--- Exercise aim ---
Scan the data below for the string "this". Copy every line where it appears.

(Source code of charts)
-- start --
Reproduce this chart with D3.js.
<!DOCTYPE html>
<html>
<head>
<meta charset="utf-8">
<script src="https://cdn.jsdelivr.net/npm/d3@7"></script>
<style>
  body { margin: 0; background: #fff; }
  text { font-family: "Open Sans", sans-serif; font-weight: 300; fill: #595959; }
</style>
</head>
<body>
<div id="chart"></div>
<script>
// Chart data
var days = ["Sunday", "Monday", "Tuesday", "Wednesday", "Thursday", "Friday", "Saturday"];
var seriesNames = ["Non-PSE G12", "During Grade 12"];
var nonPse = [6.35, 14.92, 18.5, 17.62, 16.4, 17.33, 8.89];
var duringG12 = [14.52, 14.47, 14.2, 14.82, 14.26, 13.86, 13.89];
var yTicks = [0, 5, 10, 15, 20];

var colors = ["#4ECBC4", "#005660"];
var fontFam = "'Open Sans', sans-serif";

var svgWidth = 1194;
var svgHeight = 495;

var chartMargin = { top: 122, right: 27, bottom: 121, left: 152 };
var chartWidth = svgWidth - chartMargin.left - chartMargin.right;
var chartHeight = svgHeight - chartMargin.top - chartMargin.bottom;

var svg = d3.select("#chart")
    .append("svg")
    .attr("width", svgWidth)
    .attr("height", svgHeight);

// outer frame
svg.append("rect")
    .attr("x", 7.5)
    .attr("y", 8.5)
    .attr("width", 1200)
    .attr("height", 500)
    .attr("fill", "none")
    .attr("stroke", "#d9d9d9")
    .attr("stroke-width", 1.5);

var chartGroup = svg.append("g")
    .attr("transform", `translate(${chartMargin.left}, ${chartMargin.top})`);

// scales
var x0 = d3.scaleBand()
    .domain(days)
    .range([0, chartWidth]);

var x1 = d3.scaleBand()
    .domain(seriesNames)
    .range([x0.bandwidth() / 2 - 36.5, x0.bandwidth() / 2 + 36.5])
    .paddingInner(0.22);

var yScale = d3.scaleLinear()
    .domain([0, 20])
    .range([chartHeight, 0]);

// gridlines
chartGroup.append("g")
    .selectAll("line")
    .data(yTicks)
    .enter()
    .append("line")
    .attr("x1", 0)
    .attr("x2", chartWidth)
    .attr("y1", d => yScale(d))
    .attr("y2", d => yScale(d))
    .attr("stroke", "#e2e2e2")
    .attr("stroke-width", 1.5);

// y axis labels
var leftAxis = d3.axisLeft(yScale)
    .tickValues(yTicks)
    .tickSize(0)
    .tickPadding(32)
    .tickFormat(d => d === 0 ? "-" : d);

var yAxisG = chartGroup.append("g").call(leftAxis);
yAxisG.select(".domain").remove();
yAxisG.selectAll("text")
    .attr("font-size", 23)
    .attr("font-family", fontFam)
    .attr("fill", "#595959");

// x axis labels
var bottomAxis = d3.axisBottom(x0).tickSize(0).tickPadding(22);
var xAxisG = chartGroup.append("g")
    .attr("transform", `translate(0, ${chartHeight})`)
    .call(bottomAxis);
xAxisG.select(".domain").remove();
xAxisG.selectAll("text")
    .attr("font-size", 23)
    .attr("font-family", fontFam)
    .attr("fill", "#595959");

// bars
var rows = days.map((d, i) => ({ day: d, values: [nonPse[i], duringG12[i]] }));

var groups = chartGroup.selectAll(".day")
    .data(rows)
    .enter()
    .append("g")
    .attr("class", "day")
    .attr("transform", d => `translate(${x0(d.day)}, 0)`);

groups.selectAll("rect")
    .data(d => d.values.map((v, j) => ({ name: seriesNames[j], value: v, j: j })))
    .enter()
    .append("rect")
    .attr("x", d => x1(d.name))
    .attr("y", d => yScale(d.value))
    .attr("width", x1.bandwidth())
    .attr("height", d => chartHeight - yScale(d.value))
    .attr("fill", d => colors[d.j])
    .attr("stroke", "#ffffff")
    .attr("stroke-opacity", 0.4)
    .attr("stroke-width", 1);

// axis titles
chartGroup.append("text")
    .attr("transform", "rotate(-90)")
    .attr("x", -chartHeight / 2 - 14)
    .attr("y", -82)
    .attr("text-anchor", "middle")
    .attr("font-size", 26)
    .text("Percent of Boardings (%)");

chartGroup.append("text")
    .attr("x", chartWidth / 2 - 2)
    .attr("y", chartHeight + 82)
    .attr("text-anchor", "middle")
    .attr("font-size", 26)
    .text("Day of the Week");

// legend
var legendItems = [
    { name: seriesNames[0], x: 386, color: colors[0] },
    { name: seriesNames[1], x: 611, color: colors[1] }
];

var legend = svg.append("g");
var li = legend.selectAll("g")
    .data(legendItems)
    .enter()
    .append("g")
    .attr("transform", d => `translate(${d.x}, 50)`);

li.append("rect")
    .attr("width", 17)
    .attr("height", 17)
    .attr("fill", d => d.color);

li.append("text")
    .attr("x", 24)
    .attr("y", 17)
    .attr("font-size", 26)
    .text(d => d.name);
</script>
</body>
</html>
-- end --
-- start --
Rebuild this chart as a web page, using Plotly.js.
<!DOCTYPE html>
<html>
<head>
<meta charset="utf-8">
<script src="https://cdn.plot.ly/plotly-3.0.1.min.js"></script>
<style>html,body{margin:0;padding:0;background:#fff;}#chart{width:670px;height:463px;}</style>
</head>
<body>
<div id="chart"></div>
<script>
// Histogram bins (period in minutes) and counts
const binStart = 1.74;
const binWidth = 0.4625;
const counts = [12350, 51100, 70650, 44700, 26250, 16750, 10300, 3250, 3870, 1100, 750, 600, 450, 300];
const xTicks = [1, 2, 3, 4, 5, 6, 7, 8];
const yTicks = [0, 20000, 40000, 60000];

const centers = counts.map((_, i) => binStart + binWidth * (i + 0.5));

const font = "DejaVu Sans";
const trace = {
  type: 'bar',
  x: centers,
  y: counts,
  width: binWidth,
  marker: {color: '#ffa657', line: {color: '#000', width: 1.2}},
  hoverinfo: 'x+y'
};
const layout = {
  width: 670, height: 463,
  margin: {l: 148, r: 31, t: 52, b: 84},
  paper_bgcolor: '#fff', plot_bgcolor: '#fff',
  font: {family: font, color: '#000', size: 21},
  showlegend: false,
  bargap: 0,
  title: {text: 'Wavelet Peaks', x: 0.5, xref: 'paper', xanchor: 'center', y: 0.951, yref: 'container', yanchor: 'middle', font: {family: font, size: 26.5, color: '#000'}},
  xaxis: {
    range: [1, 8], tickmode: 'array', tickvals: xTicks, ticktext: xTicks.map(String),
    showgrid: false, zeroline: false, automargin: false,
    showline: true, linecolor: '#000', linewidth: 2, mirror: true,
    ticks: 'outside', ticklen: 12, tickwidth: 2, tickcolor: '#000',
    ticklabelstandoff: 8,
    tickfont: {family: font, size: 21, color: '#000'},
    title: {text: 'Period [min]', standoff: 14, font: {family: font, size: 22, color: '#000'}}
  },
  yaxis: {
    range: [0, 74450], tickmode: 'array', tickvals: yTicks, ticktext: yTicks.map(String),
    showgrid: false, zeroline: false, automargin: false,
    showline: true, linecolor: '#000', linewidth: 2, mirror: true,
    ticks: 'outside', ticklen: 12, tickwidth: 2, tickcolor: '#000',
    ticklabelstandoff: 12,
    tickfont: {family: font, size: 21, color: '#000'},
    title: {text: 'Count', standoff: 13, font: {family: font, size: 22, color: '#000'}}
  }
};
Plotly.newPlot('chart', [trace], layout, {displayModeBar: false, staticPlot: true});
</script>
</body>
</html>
-- end --
--- Exercise solution ---
Reproduce this chart with D3.js.
Rebuild this chart as a web page, using Plotly.js.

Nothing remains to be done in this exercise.